The biggest question is whether Puerto Rico’s plan will improve its economy. “This place is in dire straits,” says Rill of Strategic Group PR. He calls the tax laws a glimmer of hope for the island. “We’re buying cars and getting office space and contributing to the economy.” He spent about $1 million, on top of his house purchase, on office space, a car, and legal and accounting services, he says.
“It’s a slightly disturbing way to pursue economic development,” says Kim Rueben, a senior fellow at the Urban Institute in Washington, who has spent 10 years studying policy and spending by state and local governments. “There can be a multiplier effect, but you are dealing with one of the lowest-income populations in the U.S. on a per capita basis. How much does it really help to import billionaires?”

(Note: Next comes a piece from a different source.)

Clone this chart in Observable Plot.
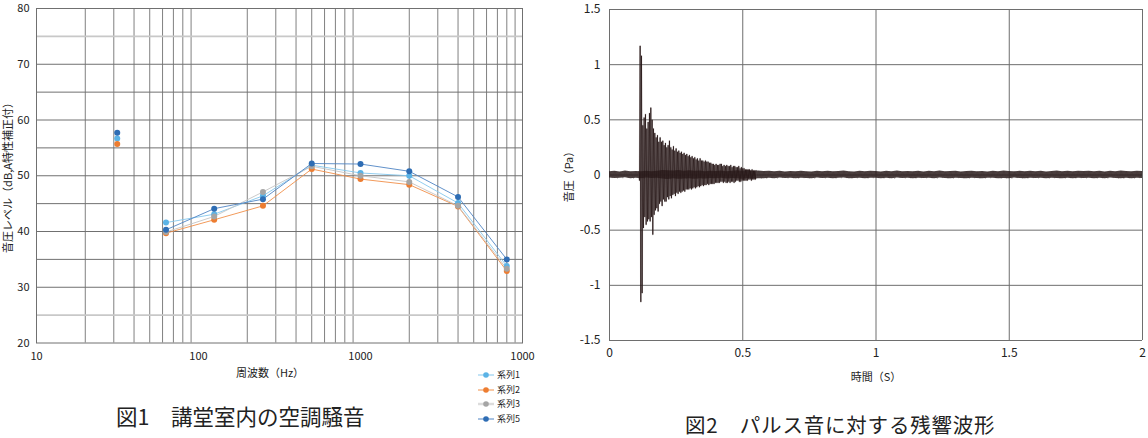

Denver Dale, who runs private equity firm On-Point Capital in Monterey, Calif., ponders the same question in April as he sips a drink at a preconference cocktail party held at the Condado Vanderbilt Hotel, one of Paulson’s recent acquisitions. Dale, a Goldman Sachs alum, says he and his wife, a gynecologist, are seriously considering relocating, calling it a no-brainer as long as he could ensure that his business would be eligible for the island’s tax breaks. He wasn’t so sure whether it was a no-brainer for Puerto Ricans. “We’ll know in five years if you end up with a couple of areas of haves amid a whole bunch of have-nots.”